Last weekend, my husband and I went back to the mountains, this time so that he could attend a conference where he would be getting an award. I’m used to camping and hiking in the mountains, but this stay was quite different: the conference was held in a luxury resort that’s over 100 years old.
We drove through several terrific thunderstorms and arrived in the dark to drive over a little bridge to get to the resort, which takes up a whole island. The big wooden buildings had decks and balconies. The resort had three pools, all with gorgeous views of the lake, and a boat that’s a replica of a 19th century touring boat. The little book in our room gave me a whole list of options; they had tennis courts, sand volleyball, horseshoe pits, a golf course, ping pong, and billiards. There would be croquet on the teardrop lawn. Yes, croquet. I don’t think I’ve seen a croquet set since my childhood.

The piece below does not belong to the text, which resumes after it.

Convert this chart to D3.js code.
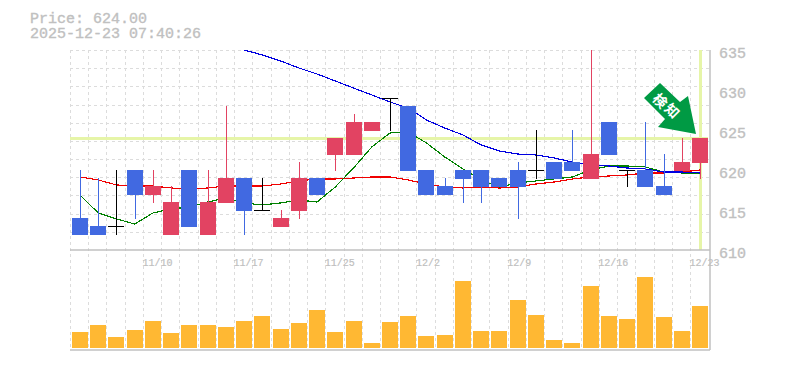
<!DOCTYPE html>
<html>
<head>
<meta charset="utf-8">
<script src="https://cdnjs.cloudflare.com/ajax/libs/d3/7.8.5/d3.min.js"></script>
<style>
body { margin: 0; background: #fff; }
svg { display: block; }
text { font-family: "Liberation Mono", monospace; fill: #c0c0c0; }
.mono { stroke: #c0c0c0; stroke-width: 0.35; }
.small { stroke: #c0c0c0; stroke-width: 0.2; }
</style>
</head>
<body>
<svg class="chart" width="785" height="370"></svg>
<script>
var dates = ["11/4","11/5","11/6","11/7","11/10","11/11","11/12","11/13","11/14","11/17","11/18","11/19","11/20","11/21","11/25","11/26","11/27","11/28","12/1","12/2","12/3","12/4","12/5","12/8","12/9","12/10","12/11","12/12","12/15","12/16","12/17","12/18","12/19","12/22","12/23"];
var open  = [614,613,613,620,617,612,620,612,616,619,615,613,615,619,622,622,625,629,628,620,618,620,620,619,620,620,621,621,619,626,620,620,618,620,621];
var close = [612,612,613,617,618,616,613,616,619,615,615,614,619,617,624,626,626,629,620,617,617,619,618,618,618,620,619,620,622,622,620,618,617,621,624];
var high  = [620,619,620,620,620,618,620,620,628,619,619,615,621,619,624,627,626,629,628,620,619,620,620,619,621,625,621,625,635,626,620,626,622,624,624];
var low   = [612,612,612,614,616,612,613,612,616,612,615,613,614,617,620,622,625,625,620,617,617,616,616,618,614,619,619,620,619,622,618,618,617,620,619];
var volume = [16,23,11,18,27,15,23,23,21,27,32,19,25,38,16,27,5,26,32,12,13,67,17,17,48,33,8,5,62,32,29,71,31,17,42];
var maRed = [619.13,618.75,618.13,618,618,617.75,617.63,617.75,618,618,618,618.25,618.63,618.88,618.88,619,619.13,619.13,618.75,618.25,617.88,617.75,617.88,617.75,617.88,618.25,618.5,618.88,619.13,619.25,619.38,619.63,619.63,619.75,620];
var maGreen = [616.88,614.63,613.88,613.25,614.63,615.13,615.38,616,616.5,615.88,615.63,615.88,616.25,616,617.88,620.25,622.88,624.63,624.75,623.38,621.63,620.13,618.75,617.88,618.38,618.63,618.88,619.13,620,620.5,620.5,620.38,619.75,619.63,619.63];
var maBlue = [null,null,null,null,null,null,null,null,635.75,635,634.38,633.63,632.75,632,631.13,630.25,629.38,628.5,627.75,626.25,625.25,624.38,623.13,622.38,622,621.88,621.5,621,620.63,620.5,620.25,620.13,619.75,619.75,619.63];
var priceTicks = [610,615,620,625,630,635];
var dateTicks = ["11/10","11/17","11/25","12/2","12/9","12/16","12/23"];
var lastPrice = 624;

var svg = d3.select("svg.chart");
var left = 70, right = 710, top_ = 50, mid = 250, bottom = 350, barBase = 348;

var x = d3.scalePoint().domain(dates).range([80, 700]);
var y = d3.scaleLinear().domain([610, 635]).range([mid, top_]);
var yVol = d3.scaleLinear().domain([0, 100]).range([barBase, barBase - 100]);

svg.append("defs").append("clipPath").attr("id", "plot")
    .append("rect").attr("x", left).attr("y", top_).attr("width", right - left).attr("height", mid - top_);

// grid
var grid = svg.append("g").attr("stroke", "#dcdcdc").attr("stroke-dasharray", "3 3");
grid.selectAll(".h").data(d3.range(11)).enter().append("line")
    .attr("x1", left).attr("x2", right)
    .attr("y1", function(d) { return Math.round(top_ + d * 18.18) + 0.5; })
    .attr("y2", function(d) { return Math.round(top_ + d * 18.18) + 0.5; });
grid.selectAll(".v").data(dates).enter().append("line")
    .attr("x1", function(d) { return Math.round(x(d) - 10) + 0.5; })
    .attr("x2", function(d) { return Math.round(x(d) - 10) + 0.5; })
    .attr("y1", top_).attr("y2", bottom);

// current price and date markers
var lastX = x(dates[dates.length - 1]);
svg.append("line").attr("x1", left).attr("x2", lastX + 8)
    .attr("y1", y(lastPrice) + 0.5).attr("y2", y(lastPrice) + 0.5)
    .attr("stroke", "#e6f5a8").attr("stroke-width", 3);
svg.append("line").attr("x1", lastX + 0.5).attr("x2", lastX + 0.5)
    .attr("y1", top_).attr("y2", mid)
    .attr("stroke", "#e6f5a8").attr("stroke-width", 3);

// frame
var frame = svg.append("g").attr("stroke", "#c0c0c0").attr("stroke-width", 1.5);
frame.append("line").attr("x1", left).attr("x2", right).attr("y1", mid).attr("y2", mid);
frame.append("line").attr("x1", left).attr("x2", right).attr("y1", bottom).attr("y2", bottom);
frame.append("line").attr("x1", right).attr("x2", right).attr("y1", top_).attr("y2", bottom);

// moving averages
var line = d3.line()
    .defined(function(d) { return d != null; })
    .x(function(d, i) { return x(dates[i]); })
    .y(function(d) { return y(d); });
[[maRed, "#f00000"], [maGreen, "#008000"], [maBlue, "#0000e0"]].forEach(function(s) {
    svg.append("path").datum(s[0])
        .attr("clip-path", "url(#plot)")
        .attr("fill", "none")
        .attr("stroke", s[1])
        .attr("stroke-width", 1.15)
        .attr("shape-rendering", "crispEdges")
        .attr("d", line);
});

// candles
var color = function(i) {
    if (close[i] > open[i]) return "#e24362";
    if (close[i] < open[i]) return "#4169e1";
    return "#000";
};
svg.selectAll(".wick").data(dates).enter().append("rect")
    .attr("class", "wick")
    .attr("x", function(d) { return Math.round(x(d)); })
    .attr("width", 1)
    .attr("y", function(d, i) { return y(high[i]); })
    .attr("height", function(d, i) { return y(low[i]) - y(high[i]) + 1; })
    .attr("fill", function(d, i) { return color(i); });
svg.selectAll(".body").data(dates).enter().append("rect")
    .attr("class", "body")
    .attr("x", function(d) { return Math.round(x(d) - 8); })
    .attr("width", 16)
    .attr("y", function(d, i) { return y(Math.max(open[i], close[i])); })
    .attr("height", function(d, i) { return Math.abs(y(open[i]) - y(close[i])) + 1; })
    .attr("fill", function(d, i) { return color(i); });

// volume
svg.selectAll(".vol").data(dates).enter().append("rect")
    .attr("class", "vol")
    .attr("x", function(d) { return Math.round(x(d) - 8); })
    .attr("width", 16)
    .attr("y", function(d, i) { return yVol(volume[i]); })
    .attr("height", function(d, i) { return barBase - yVol(volume[i]); })
    .attr("fill", "#ffb833");

// axes
var yAxis = svg.append("g").attr("transform", "translate(" + right + ",0)")
    .call(d3.axisRight(y).tickValues(priceTicks).tickSize(0).tickPadding(9));
yAxis.select(".domain").remove();
yAxis.selectAll("text").attr("class", "mono").attr("dy", 0).attr("transform", "translate(0,7)")
    .style("font-size", "15px").style("font-family", "'Liberation Mono', monospace").attr("fill", "#c0c0c0");

var xAxis = svg.append("g").attr("transform", "translate(0," + mid + ")")
    .call(d3.axisBottom(x).tickValues(dateTicks).tickSize(0).tickPadding(0));
xAxis.select(".domain").remove();
xAxis.selectAll("text").attr("class", "small").attr("text-anchor", "start").attr("dy", 0)
    .attr("transform", "translate(-11,16)")
    .style("font-size", "10px").style("font-family", "'Liberation Mono', monospace").attr("fill", "#c0c0c0");

// title
svg.append("text").attr("class", "mono").attr("x", 30).attr("y", 23).style("font-size", "15px").text("Price: " + lastPrice.toFixed(2));
svg.append("text").attr("class", "mono").attr("x", 30).attr("y", 38).style("font-size", "15px").text("2025-12-23 07:40:26");

// detection arrow, offsets from the last candle top
var tipX = lastX - 4, tipY = y(lastPrice) - 4;
var arrow = [[-36,-51],[-52,-36],[-31,-15],[-38,-7],[0,0],[-8,-38],[-16,-32]];
svg.append("polygon")
    .attr("points", arrow.map(function(p) { return (tipX + p[0]) + "," + (tipY + p[1]); }).join(" "))
    .attr("fill", "#009a44");
[["検", -36, -33], ["知", -24, -23]].forEach(function(c) {
    svg.append("text")
        .attr("transform", "translate(" + (tipX + c[1]) + "," + (tipY + c[2]) + ") rotate(45)")
        .attr("text-anchor", "middle")
        .attr("dy", "0.36em")
        .style("font-family", "'Noto Sans CJK JP'")
        .style("font-weight", "bold")
        .style("font-size", "14px")
        .style("fill", "#fff")
        .text(c[0]);
});
</script>
</body>
</html>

“Look there’s a dress code!” I said to my husband. I started reading aloud. “Smart casual for both ladies and gentlemen. Jeans may be worn as long as they are crisp.”
I looked down at the jeans I was wearing. I’m not sure what exactly “crisp” meant, but I was pretty sure that they didn’t qualify.
“You hate dress codes,” my husband said. He couldn’t figure out why I sounded so excited.
“That thunderstorm must have caused a wrinkle in the time-space continuum,” I explained. “We’ve gone back to the 1960s. We’re in the movie Dirty Dancing.”
The next day, as I walked to the pool (wearing a cover-up, of course, per the dress code), I passed children playing croquet on the manicured lawn. A group of uniformed bellboys carried luggage into the front lobby, where a coals glowed in the fireplace and a grand piano waited for the musician who would arrive that evening. At the pool, I chose a lounge chair under a big umbrella: past the edge of the pool, I could see the lake, the mountains, and the sky.
I had walked into a movie. Even the chiming of smartphones in the hands of guests around me could not dispel that illusion.